Copeland Lowery
- Company type: Lobbying firm
- Founded: 1992; 34 years ago
- Founder: James Copeland
- Headquarters: California, United States

= Copeland Lowery =

Copeland Lowery Jacquez Denton & White is a California lobbying firm founded by James Copeland in 1992, which was the subject of a federal investigation into earmarks granted to its clients by Rep. Jerry Lewis. In June 2006, the firm changed its name to Innovative Federal Strategies following the resignation of the Democratic partners.

Former congressman Bill Lowery, a close friend of Lewis became a partner in 1993.

In 1999, Jeff Shockey, who had worked for Lewis since 1991 left Lewis' employ to join Copeland Lowery, where he would work for the next six years.

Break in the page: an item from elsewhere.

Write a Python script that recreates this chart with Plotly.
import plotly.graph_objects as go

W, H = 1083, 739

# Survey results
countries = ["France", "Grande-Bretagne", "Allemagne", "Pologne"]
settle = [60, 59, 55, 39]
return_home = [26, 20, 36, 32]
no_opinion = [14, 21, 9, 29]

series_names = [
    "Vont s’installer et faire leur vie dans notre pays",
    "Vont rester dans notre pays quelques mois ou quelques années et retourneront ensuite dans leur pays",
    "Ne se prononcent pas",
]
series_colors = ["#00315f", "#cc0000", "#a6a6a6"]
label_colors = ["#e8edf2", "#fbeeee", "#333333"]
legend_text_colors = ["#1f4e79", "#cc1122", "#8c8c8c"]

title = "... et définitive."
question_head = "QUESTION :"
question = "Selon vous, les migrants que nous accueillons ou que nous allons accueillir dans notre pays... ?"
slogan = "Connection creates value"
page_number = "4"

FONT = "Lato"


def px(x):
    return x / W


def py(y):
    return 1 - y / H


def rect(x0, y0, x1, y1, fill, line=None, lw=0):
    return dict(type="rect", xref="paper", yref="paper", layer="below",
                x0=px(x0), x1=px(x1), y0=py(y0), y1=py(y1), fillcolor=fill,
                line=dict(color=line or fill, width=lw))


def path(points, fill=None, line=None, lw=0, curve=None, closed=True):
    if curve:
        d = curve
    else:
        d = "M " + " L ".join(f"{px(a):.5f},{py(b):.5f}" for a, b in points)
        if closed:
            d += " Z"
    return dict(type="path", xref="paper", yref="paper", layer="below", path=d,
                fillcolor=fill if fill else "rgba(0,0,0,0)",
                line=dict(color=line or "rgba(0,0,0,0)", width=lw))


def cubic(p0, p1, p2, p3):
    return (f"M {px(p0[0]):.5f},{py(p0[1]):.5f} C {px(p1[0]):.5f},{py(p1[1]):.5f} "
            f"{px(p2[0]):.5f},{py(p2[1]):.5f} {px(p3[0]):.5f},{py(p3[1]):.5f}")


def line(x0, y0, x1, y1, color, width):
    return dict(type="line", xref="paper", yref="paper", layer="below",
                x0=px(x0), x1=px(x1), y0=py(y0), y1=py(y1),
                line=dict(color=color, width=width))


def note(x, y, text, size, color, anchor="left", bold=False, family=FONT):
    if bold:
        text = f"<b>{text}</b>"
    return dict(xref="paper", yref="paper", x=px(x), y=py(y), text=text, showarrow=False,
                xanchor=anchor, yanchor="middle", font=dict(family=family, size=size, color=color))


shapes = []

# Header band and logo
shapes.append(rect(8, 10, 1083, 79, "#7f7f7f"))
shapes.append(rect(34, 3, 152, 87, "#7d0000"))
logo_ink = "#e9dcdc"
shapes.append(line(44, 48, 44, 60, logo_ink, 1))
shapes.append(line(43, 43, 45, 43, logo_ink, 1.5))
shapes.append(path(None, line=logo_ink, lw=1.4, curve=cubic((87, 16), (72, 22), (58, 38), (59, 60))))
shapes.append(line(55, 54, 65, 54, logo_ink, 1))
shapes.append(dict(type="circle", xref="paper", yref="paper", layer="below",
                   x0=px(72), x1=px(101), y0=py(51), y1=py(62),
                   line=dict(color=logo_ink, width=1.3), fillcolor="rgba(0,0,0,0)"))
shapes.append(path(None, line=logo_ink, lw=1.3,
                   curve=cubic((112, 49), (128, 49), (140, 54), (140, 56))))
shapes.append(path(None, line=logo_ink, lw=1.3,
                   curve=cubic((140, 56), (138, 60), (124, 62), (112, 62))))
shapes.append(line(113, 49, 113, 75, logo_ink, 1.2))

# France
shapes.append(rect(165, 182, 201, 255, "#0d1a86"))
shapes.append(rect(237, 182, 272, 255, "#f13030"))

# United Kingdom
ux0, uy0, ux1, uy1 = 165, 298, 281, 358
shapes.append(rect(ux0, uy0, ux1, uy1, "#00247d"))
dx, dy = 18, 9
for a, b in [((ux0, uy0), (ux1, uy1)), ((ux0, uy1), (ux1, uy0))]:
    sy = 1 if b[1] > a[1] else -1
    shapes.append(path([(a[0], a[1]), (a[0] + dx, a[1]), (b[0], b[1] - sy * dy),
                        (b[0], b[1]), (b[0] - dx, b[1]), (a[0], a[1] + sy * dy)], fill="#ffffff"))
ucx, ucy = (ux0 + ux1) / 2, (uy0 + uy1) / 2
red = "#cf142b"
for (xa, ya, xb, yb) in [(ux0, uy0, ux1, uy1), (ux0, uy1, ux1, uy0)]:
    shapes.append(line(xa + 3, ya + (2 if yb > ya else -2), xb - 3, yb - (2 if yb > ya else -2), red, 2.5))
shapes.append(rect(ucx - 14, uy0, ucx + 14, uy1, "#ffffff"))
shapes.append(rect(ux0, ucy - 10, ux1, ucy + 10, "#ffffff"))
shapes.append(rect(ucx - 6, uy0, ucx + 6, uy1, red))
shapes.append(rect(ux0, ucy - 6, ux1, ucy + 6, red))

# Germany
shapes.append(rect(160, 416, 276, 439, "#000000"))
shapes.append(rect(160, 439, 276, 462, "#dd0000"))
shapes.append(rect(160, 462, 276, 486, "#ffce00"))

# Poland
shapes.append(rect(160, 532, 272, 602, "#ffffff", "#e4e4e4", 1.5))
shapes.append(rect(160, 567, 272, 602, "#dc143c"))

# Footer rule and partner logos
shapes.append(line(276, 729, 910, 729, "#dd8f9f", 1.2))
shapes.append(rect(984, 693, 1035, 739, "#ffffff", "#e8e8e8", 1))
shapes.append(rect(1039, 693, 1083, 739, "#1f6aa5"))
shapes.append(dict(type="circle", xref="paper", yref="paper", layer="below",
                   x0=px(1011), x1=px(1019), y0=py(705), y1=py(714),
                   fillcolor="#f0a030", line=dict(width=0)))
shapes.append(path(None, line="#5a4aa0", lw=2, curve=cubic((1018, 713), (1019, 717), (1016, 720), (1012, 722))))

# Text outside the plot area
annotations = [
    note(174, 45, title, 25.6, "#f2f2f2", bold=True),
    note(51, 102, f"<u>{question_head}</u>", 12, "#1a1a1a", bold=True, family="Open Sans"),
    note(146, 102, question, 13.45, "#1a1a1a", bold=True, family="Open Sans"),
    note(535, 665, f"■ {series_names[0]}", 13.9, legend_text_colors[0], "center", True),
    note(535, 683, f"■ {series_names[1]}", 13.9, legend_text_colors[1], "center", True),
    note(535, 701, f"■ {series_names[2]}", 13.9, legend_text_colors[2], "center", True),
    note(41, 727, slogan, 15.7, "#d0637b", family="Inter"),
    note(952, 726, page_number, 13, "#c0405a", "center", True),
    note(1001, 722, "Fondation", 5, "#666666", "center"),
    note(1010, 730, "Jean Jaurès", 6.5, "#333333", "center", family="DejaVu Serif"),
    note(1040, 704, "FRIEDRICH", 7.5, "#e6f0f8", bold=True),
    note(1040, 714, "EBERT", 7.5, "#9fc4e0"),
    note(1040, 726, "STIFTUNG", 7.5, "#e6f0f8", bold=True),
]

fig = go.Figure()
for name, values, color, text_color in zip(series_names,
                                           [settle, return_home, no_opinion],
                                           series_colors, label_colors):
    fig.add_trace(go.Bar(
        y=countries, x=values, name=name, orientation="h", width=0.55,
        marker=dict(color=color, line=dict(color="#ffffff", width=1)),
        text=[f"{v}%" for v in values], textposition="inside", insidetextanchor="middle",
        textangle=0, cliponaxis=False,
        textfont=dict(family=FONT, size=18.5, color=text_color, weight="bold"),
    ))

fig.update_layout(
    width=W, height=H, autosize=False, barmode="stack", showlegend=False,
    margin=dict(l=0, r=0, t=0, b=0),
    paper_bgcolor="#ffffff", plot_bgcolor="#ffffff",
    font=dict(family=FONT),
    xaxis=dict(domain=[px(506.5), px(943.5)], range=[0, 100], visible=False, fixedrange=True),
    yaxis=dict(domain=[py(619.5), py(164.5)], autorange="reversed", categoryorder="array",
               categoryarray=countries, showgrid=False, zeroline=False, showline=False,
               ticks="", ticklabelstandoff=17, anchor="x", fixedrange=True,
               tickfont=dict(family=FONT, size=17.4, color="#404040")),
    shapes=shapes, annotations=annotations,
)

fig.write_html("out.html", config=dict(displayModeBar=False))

Shockey's wife, Alexandra Shockey, who had been on Lewis' personal staff since 1992, continued to work for Lewis. (She eventually left Lewis' staff to start a family.)

On January 8, 2003, Letitia White, who had worked for Lewis for 21 years, including as chief of staff, and was known as his "gatekeeper", left Lewis' employ, and government service. She too went to work for Copeland Lowery, registering as a lobbyist on January 9, 2003.

In February 2005, Alexandra Shockey was hired as a subcontractor by Copeland Lowery, taking over some of her husband's clients. Other clients went to White.

In response to a federal investigation begun in May 2006, the firm amended their filings. According to those documents, the firm had "failed to disclose at least $755,000 in income from 17 nonprofit organizations and governmental entities, and $635,000 from 18 other clients between 1998 and 2005."